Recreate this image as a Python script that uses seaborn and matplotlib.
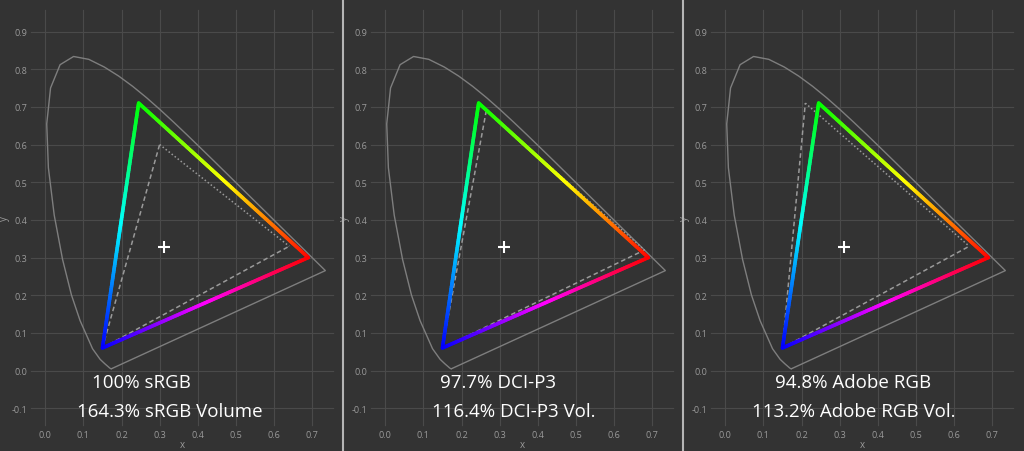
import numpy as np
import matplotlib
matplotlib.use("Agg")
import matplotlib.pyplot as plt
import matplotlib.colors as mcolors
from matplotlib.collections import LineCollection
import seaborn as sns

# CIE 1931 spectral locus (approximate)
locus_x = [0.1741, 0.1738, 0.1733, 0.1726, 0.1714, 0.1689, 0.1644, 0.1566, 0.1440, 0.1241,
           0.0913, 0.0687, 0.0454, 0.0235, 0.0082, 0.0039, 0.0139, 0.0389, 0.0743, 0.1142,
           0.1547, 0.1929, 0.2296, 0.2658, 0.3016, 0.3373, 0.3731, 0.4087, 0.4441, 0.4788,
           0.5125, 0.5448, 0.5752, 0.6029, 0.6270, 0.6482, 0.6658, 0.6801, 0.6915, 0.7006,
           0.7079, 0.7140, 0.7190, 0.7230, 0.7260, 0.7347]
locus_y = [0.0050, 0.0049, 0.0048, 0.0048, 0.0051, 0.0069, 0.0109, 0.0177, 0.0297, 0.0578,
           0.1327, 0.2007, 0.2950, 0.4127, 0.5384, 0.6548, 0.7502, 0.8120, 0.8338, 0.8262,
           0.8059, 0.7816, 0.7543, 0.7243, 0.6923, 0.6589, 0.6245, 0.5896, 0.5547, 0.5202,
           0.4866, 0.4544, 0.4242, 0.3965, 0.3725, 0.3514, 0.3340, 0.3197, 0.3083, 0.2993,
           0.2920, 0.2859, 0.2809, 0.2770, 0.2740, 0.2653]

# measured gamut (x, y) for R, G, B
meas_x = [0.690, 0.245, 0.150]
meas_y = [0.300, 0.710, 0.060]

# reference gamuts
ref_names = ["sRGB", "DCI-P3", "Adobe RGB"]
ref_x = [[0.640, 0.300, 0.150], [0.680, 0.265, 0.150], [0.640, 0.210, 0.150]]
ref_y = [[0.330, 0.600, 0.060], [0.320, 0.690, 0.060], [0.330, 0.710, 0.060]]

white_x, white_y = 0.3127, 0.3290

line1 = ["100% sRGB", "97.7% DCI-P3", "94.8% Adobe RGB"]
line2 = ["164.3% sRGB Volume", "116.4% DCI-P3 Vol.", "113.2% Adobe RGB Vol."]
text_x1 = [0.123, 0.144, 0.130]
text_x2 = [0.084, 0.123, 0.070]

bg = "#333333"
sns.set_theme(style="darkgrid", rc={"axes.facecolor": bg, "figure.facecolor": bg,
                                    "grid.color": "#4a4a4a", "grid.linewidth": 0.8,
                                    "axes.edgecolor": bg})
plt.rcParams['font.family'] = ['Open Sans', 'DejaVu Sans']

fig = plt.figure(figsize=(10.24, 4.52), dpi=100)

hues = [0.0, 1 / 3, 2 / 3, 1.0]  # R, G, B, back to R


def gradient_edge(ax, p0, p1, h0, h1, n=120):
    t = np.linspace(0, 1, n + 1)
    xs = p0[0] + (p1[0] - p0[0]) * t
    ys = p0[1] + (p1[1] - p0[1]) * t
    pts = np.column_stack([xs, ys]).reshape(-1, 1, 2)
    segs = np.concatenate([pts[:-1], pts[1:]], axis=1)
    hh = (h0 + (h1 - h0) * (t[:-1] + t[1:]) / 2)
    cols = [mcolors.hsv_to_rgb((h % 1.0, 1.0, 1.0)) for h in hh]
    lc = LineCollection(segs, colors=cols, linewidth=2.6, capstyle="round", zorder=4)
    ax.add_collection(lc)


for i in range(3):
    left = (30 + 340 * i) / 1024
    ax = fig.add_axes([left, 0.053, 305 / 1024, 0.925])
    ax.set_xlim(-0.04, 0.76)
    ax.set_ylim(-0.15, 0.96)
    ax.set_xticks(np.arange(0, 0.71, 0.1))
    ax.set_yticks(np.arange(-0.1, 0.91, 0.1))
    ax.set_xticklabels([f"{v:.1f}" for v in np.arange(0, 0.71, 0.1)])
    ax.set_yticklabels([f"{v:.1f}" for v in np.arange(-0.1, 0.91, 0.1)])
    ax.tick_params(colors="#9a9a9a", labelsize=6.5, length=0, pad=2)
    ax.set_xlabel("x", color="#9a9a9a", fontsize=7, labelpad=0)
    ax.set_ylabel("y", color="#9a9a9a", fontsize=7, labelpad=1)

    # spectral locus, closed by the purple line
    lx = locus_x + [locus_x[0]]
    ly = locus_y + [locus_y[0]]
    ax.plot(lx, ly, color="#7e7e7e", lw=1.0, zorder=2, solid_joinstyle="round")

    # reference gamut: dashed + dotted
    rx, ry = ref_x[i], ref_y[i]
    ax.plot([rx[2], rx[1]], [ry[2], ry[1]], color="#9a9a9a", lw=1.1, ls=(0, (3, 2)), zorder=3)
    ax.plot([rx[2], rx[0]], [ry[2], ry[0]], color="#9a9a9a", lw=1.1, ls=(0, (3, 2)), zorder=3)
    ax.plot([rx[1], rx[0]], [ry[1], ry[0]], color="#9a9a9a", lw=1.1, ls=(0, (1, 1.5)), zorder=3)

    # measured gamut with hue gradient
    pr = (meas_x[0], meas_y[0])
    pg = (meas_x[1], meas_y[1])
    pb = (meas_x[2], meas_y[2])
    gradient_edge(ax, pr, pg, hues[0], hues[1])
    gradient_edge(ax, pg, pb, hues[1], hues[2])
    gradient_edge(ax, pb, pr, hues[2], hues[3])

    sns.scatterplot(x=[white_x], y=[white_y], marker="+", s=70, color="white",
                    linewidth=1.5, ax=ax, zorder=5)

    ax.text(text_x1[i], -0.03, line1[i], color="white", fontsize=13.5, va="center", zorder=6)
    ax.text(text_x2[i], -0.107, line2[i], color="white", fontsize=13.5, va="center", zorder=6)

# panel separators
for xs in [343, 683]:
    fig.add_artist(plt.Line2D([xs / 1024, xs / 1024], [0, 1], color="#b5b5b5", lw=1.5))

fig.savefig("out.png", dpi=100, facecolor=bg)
____________________
■ **EXERCISE GOAL**: Set the lines above down again, word for word, from the first through the one containing "import seaborn as sns"; pictures excluded.

■ **EXERCISE ANSWER**:
Recreate this image as a Python script that uses seaborn and matplotlib.
import numpy as np
import matplotlib
matplotlib.use("Agg")
import matplotlib.pyplot as plt
import matplotlib.colors as mcolors
from matplotlib.collections import LineCollection
import seaborn as sns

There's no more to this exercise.